O projeto de extermínio das culturas indígenas, proposto e executado pela equipe que rege o Brasil desde janeiro de 2019, volta-se agora igualmente contra nós, que vemos, com olhos arregalados, e trancados em nossas casas, as nossas vidas em risco, nas mãos de governantes incompetentes.
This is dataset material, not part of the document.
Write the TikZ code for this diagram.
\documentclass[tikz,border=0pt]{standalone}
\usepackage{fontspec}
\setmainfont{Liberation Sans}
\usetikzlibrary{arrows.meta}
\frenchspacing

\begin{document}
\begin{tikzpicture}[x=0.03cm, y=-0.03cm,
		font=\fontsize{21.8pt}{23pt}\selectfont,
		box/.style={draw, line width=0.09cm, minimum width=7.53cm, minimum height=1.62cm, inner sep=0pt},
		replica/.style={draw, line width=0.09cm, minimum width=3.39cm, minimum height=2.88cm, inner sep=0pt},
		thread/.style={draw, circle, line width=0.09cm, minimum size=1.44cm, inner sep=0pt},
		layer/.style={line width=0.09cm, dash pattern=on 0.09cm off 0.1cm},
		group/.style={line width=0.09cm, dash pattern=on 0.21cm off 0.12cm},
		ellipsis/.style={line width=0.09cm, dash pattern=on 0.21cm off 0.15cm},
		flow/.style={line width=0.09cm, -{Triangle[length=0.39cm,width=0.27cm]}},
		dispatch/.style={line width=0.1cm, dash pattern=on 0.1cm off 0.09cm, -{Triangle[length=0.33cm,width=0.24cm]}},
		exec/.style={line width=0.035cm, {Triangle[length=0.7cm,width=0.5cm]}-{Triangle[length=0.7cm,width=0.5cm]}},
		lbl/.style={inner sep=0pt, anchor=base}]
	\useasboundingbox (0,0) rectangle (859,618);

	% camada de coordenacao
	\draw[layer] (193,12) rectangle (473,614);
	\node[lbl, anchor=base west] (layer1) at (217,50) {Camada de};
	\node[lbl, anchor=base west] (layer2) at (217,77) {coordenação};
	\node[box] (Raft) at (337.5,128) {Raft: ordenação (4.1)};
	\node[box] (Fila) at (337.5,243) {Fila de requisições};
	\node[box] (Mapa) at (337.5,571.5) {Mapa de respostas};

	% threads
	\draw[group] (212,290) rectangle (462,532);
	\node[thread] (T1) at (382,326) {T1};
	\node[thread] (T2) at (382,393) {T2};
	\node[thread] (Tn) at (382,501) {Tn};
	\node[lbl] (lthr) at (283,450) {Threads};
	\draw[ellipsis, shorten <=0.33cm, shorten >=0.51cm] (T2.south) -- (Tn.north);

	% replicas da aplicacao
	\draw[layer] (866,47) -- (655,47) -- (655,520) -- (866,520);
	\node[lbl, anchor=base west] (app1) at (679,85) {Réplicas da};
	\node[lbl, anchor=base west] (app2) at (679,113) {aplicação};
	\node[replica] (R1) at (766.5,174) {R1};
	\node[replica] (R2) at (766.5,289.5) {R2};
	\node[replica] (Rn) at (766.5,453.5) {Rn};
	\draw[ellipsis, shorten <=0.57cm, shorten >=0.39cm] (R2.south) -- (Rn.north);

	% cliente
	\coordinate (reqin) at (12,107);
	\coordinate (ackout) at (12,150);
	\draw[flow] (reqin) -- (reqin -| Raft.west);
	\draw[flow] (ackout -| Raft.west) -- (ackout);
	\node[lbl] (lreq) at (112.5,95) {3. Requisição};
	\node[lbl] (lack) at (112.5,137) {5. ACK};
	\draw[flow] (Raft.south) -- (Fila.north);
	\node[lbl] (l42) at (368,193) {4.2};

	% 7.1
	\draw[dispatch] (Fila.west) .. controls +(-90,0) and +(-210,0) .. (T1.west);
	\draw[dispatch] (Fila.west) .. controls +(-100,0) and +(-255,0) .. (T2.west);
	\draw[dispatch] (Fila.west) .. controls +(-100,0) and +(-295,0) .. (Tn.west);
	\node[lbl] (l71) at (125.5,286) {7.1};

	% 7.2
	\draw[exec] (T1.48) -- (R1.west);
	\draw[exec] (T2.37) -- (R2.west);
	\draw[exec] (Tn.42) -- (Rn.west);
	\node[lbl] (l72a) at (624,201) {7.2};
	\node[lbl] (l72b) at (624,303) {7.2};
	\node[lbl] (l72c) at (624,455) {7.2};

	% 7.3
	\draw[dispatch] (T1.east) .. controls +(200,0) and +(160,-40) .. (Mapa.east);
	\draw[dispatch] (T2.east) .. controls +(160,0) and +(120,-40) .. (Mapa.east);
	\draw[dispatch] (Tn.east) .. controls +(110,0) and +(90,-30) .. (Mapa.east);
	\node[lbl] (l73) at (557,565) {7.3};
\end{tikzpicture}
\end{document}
As palavras do xamã e líder yanomami Davi Kopenawa, proferidas muito antes da pandemia, à luz de sua preocupação com a destruição ambiental, tentam explicar aos ignorantes que o desastre por vir afetará igualmente a todos:
Se o céu escurecer e a terra ficar toda alagada, eles [os brancos] não vão mais poder ficar empoleirados em seus prédios nem correr no peito do céu sentados em seus aviões! Se Omoari, o ser do tempo seco se instalar de vez perto deles, eles só terão fios de água para beber e assim vão morrer de sede. É bem possível que isso aconteça mesmo.1
Mais atônitos ficamos ao ver que, em meio ao caos da pandemia, o projeto de destruição da Amazônia e seus povos autóctones se acelera, com os convites à grilagem, mineração ilegal e invasões de todos os tipos, acompanhados do desmonte dos órgãos de fiscalização ambientais e indigenistas, produzindo mais contaminação e doenças. O novo vírus, ao invés de obstáculo, tornou-se um trampolim para as ações criminosas, invisibilizando-as em meio às notícias sobre a doença. Sabe-se que, sem a garantia de integridade de seus territórios, os indígenas não podem sobreviver, com ou sem vírus. O agravante agora é que, com as suas terras invadidas, não têm mais lugares seguros para fugir ao buscar proteção contra a doença, pois ela lhes é trazida diretamente pelos invasores.